* BEGIN *
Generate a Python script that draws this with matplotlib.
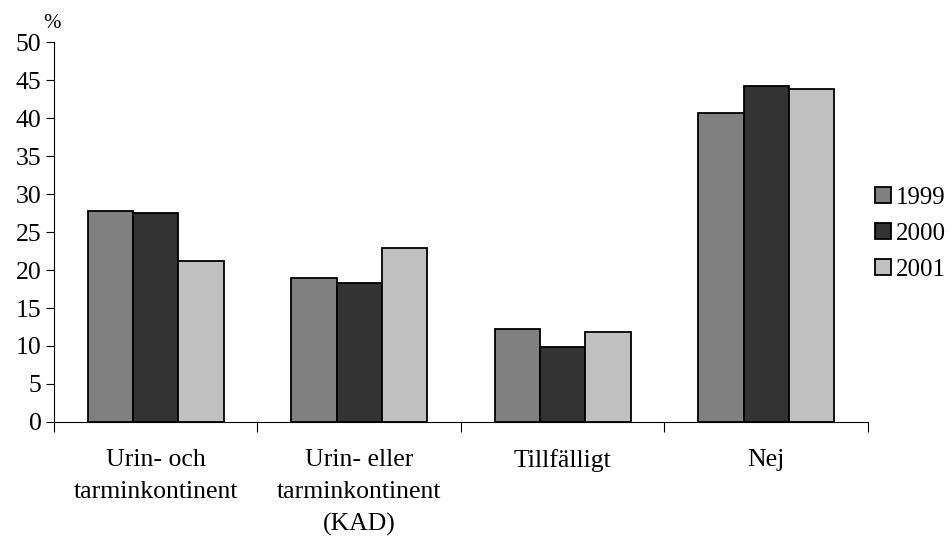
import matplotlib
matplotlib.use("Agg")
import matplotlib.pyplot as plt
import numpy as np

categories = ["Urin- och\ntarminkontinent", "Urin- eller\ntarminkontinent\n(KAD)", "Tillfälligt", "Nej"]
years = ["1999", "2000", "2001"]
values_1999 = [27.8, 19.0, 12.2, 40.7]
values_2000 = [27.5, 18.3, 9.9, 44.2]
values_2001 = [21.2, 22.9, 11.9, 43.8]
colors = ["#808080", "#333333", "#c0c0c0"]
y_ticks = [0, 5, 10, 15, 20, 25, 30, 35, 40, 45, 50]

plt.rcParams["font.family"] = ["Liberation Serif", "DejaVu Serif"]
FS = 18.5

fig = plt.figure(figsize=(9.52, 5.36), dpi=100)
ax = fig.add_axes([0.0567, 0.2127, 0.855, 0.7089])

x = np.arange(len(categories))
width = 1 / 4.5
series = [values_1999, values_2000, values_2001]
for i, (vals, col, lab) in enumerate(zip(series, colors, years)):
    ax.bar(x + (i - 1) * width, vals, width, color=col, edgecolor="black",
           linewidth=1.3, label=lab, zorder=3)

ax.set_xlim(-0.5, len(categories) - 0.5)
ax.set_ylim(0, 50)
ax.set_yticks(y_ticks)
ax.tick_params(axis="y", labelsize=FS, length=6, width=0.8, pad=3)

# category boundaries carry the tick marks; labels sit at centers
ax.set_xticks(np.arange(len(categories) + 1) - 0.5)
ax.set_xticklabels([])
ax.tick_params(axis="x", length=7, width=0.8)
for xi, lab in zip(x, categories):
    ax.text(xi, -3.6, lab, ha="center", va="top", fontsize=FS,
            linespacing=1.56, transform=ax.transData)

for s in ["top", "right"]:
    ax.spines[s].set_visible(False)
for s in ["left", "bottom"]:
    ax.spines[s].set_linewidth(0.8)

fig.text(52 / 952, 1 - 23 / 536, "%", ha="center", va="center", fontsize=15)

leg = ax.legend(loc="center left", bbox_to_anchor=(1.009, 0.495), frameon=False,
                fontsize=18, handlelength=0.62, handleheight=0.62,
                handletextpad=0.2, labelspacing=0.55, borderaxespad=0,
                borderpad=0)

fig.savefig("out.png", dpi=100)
* END *
EXERCISE TASK =
Without the pictures, please reproduce each line of the listing above exactly, from the first one through the line bearing "import numpy as np".

RIGHT ANSWER =
Generate a Python script that draws this with matplotlib.
import matplotlib
matplotlib.use("Agg")
import matplotlib.pyplot as plt
import numpy as np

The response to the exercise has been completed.